Kein Grund zur Aufregung also?
Ja, wenn da nicht ein kleiner Punkt wäre, der im Kopf zumindest ein gelbes Lämpchen flackern lässt. In den Zeilen 132 und 133 des Koalitionspapiers heißt es, man wolle „den Erwerbsfähigkeitsbegriff realitätsnäher definieren, damit Menschen, die auf Dauer nicht in den ersten Arbeitsmarkt vermittelt werden können, die für sie richtige Hilfe erhalten können“. Klingt unverfänglich, kann aber problematische Folgen haben. Es droht ein neuer Verschiebebahnhof zwischen Jobcentern und kommunalen Sozialämtern und neuer Streit, wer in diesem Sinne als vermittelbar gilt und wer nicht. Wenn es darum geht, auch arbeitsmarktferne Menschen zu fördern, damit sie näher an den Arbeitsmarkt heranrücken können, sind kommunale Sozialämter die falsche Adresse. Das können Jobcenter besser. Letzten Endes braucht man dafür einen sozialen Arbeitsmarkt, der auch Schwachen eine Perspektive gibt. Davon liest man im Koalitionspapier leider nichts. Hier sollte man noch einmal nachdenken.

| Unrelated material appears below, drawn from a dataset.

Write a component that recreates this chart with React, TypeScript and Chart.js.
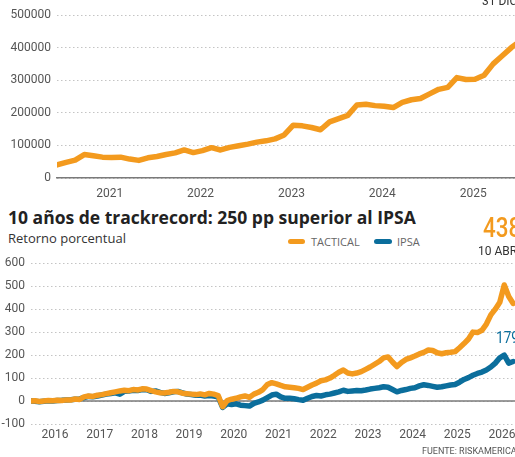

Ein Letztes: konservative Blütenträume, dass man mit den neuen Regelungen Milliarden an Steuermitteln einsparen könnte, werden sicher nicht in Erfüllung gehen. Da spielen andere Faktoren wie Wirtschaftswachstum und Arbeitsmarkt eine größere Rolle. Im Vergleich dazu ist das Bürgergeld ein Nebenkriegsschauplatz, wenn auch ein wichtiger, bei dessen Gestaltung man durchaus einen gewissen Ehrgeiz entwickeln sollte.